- _Exercise aim_: Set down, exactly as written, only the lines starting with the one that holds "Reproduce this chart" and ending with the one that holds "const svgRef = useRef<SVGSVGElement>(null);".

- _Task input_:
○ ○ ○ ○ ○ ○ ○

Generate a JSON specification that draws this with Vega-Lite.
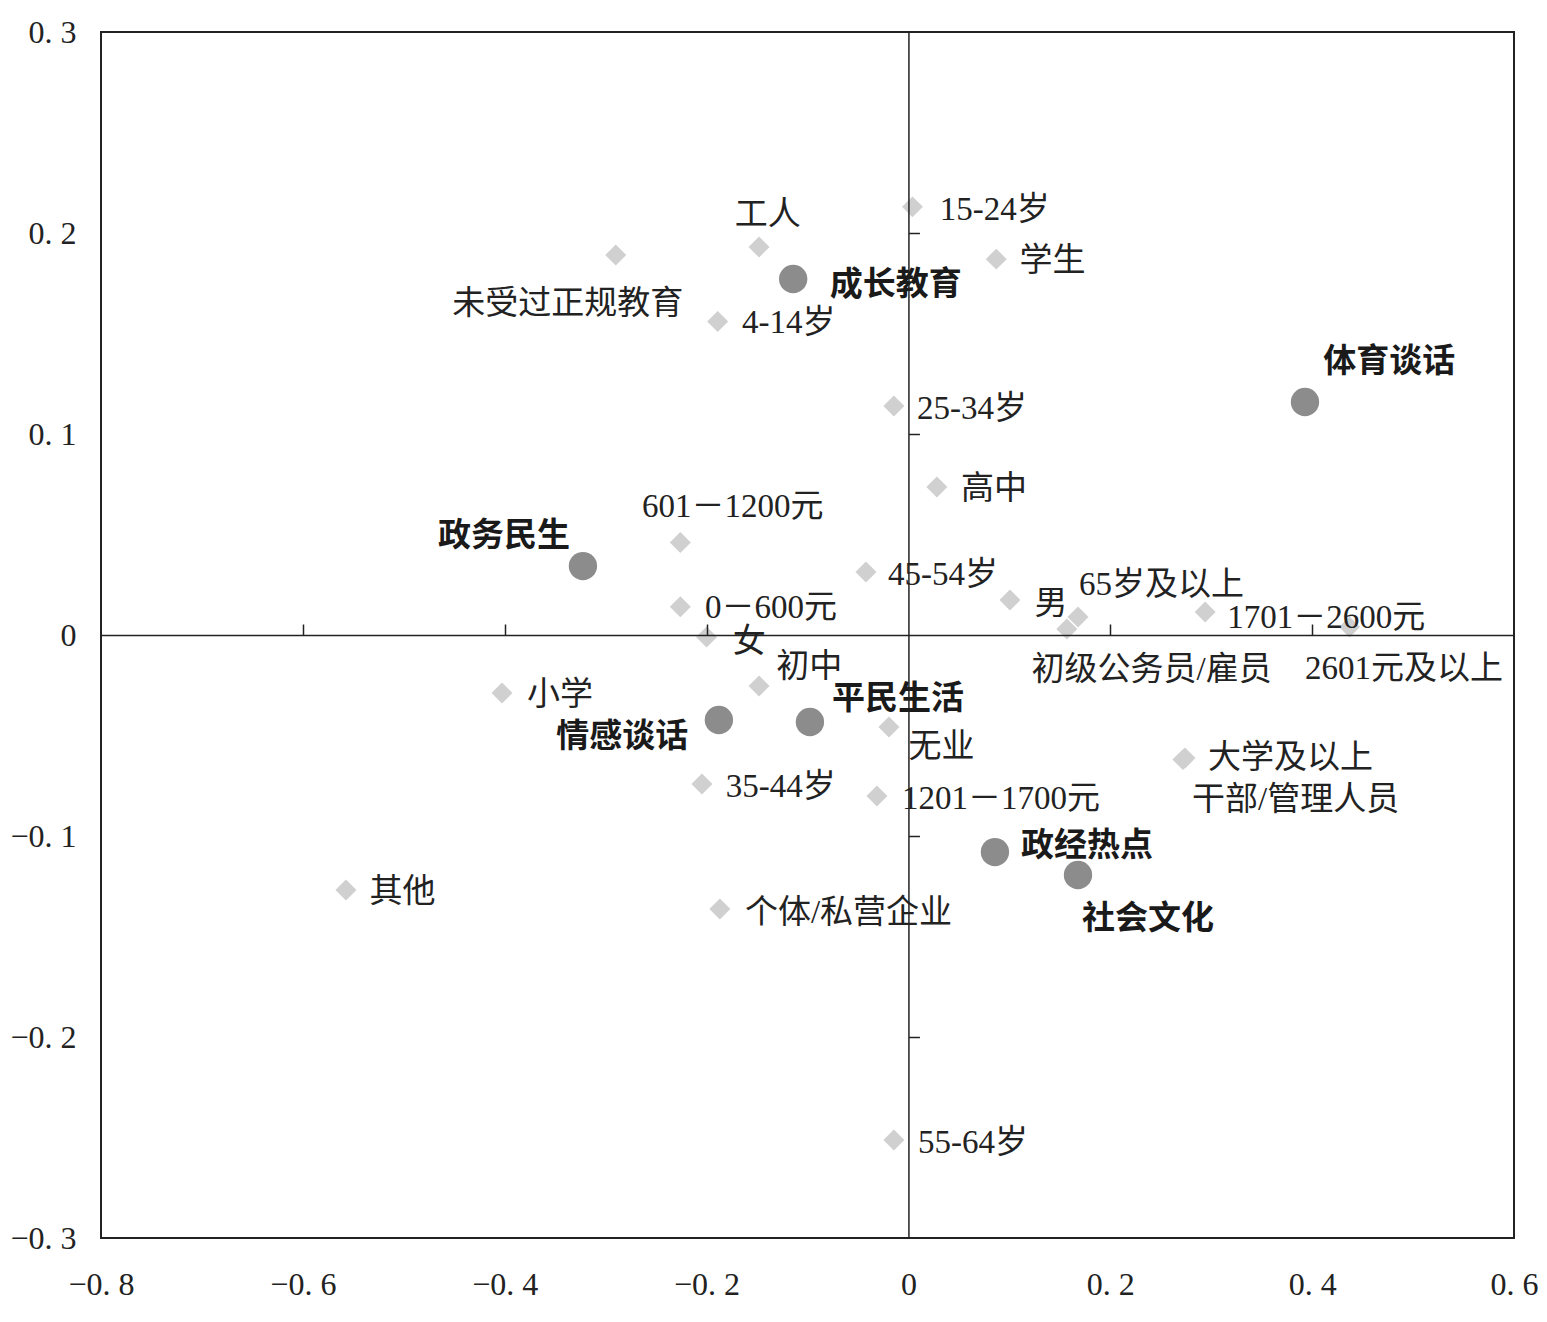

○ ○ ○ ○ ○ ○ ○

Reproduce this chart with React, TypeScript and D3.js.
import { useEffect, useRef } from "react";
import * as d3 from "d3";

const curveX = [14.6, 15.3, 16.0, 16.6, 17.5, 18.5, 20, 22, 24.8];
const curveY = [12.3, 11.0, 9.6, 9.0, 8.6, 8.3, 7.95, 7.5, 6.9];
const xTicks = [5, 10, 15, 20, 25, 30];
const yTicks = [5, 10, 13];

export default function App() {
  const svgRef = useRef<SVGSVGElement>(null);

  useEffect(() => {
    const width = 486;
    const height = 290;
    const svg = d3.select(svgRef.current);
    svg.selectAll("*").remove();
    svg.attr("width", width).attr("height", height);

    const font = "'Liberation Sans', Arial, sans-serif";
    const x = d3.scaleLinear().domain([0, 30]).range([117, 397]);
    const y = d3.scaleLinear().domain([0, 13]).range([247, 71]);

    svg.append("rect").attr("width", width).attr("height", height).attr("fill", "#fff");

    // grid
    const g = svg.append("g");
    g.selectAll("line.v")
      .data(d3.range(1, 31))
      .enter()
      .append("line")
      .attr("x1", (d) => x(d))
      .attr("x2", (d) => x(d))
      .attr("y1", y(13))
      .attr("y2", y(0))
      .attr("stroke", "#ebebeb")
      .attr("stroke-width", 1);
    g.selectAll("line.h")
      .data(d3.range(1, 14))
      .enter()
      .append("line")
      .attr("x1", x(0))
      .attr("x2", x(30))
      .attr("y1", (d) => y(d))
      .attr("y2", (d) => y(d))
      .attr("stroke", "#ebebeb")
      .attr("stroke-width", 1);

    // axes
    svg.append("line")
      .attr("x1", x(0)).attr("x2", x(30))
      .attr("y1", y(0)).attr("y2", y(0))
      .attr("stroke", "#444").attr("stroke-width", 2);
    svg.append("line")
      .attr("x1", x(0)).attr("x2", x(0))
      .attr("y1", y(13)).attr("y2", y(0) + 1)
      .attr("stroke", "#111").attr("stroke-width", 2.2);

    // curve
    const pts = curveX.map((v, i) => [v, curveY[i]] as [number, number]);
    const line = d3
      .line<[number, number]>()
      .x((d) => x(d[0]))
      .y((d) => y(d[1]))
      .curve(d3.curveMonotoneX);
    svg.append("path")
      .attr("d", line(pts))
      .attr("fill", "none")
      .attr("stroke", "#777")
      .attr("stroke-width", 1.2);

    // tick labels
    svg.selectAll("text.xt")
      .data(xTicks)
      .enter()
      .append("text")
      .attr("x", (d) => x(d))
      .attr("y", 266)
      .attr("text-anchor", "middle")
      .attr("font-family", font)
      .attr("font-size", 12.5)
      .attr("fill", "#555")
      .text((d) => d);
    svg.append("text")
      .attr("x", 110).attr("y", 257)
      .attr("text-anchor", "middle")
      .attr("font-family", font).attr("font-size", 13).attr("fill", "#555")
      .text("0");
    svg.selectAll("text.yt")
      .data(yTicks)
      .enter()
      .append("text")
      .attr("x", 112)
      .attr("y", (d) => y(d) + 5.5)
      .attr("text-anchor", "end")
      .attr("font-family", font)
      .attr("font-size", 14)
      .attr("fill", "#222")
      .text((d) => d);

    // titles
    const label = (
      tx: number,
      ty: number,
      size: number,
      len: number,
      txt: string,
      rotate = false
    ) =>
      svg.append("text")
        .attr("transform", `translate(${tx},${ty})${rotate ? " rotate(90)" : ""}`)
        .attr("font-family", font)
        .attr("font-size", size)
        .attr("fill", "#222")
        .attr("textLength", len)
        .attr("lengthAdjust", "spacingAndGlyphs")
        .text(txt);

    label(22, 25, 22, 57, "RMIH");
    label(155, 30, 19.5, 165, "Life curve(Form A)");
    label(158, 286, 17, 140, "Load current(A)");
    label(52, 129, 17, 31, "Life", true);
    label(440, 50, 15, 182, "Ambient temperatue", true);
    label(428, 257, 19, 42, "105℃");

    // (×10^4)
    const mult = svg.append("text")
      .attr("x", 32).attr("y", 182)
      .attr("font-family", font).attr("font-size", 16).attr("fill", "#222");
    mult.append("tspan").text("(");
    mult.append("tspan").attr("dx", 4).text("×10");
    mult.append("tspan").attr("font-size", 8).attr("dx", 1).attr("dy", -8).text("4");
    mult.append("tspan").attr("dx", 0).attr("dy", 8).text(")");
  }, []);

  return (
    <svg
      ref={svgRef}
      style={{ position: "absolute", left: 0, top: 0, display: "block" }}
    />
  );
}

○ ○ ○ ○ ○ ○ ○

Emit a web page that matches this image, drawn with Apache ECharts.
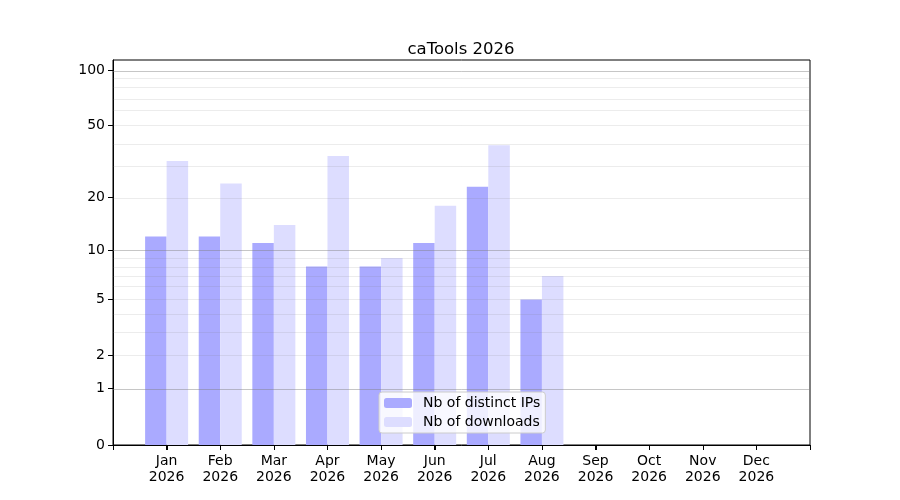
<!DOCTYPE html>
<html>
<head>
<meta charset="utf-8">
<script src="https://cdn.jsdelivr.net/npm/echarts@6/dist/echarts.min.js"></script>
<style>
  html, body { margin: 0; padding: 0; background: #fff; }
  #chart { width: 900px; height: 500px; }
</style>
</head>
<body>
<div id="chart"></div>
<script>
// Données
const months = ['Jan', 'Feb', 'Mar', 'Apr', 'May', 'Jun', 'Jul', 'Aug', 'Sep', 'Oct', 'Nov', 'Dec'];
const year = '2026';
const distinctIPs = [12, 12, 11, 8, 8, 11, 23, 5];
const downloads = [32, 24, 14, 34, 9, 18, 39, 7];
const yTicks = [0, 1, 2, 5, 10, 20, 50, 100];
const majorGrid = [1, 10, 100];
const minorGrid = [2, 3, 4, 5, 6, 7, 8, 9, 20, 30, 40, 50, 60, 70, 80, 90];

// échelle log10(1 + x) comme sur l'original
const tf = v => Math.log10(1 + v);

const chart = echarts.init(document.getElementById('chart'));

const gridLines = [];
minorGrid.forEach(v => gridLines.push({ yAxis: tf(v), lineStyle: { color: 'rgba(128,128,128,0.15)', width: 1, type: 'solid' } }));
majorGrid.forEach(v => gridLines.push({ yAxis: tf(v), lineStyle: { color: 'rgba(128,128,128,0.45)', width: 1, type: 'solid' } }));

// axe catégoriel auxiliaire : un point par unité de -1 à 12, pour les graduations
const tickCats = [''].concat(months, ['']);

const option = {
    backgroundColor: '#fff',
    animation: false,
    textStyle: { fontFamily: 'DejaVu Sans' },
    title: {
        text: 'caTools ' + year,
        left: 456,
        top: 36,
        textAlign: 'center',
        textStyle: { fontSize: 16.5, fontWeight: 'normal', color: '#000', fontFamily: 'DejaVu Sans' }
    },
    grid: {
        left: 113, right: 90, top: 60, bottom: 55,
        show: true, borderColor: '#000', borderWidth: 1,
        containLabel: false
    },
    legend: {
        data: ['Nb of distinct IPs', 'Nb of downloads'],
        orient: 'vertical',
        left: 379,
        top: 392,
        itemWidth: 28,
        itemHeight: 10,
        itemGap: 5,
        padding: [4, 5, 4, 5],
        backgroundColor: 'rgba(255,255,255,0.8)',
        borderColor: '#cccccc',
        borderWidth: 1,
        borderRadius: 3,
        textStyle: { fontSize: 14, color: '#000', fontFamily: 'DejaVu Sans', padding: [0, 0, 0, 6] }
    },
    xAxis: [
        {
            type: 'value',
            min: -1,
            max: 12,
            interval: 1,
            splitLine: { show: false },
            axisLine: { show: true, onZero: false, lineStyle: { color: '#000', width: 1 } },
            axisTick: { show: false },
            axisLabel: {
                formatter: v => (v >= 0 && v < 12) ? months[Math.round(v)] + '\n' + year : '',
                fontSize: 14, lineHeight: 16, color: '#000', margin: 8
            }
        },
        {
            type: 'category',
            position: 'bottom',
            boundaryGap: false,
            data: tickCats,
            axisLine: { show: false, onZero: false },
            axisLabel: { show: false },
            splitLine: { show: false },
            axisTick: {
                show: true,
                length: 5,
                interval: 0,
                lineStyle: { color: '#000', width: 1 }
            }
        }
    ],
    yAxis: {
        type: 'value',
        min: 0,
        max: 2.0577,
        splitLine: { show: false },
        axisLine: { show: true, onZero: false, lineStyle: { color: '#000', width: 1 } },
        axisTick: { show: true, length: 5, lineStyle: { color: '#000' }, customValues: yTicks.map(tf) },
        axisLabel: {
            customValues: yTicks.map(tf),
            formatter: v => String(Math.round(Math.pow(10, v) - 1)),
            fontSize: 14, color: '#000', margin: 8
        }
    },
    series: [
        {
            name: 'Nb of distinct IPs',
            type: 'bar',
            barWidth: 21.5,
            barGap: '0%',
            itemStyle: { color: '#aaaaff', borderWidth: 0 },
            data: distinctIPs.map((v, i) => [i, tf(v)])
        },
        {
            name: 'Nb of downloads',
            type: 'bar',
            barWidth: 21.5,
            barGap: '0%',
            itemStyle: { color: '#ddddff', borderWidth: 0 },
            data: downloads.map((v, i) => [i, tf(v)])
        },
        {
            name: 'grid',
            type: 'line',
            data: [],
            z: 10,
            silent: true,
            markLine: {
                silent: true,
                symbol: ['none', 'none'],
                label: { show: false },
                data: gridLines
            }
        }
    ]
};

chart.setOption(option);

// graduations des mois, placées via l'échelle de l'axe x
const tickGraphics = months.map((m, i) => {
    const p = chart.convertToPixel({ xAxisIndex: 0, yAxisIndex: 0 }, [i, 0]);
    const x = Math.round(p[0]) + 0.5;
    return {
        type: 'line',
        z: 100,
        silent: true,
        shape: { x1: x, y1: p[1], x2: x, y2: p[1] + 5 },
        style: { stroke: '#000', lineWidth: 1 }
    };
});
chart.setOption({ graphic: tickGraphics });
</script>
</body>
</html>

○ ○ ○ ○ ○ ○ ○

- _Complete output_:
Reproduce this chart with React, TypeScript and D3.js.
import { useEffect, useRef } from "react";
import * as d3 from "d3";

const curveX = [14.6, 15.3, 16.0, 16.6, 17.5, 18.5, 20, 22, 24.8];
const curveY = [12.3, 11.0, 9.6, 9.0, 8.6, 8.3, 7.95, 7.5, 6.9];
const xTicks = [5, 10, 15, 20, 25, 30];
const yTicks = [5, 10, 13];

export default function App() {
  const svgRef = useRef<SVGSVGElement>(null);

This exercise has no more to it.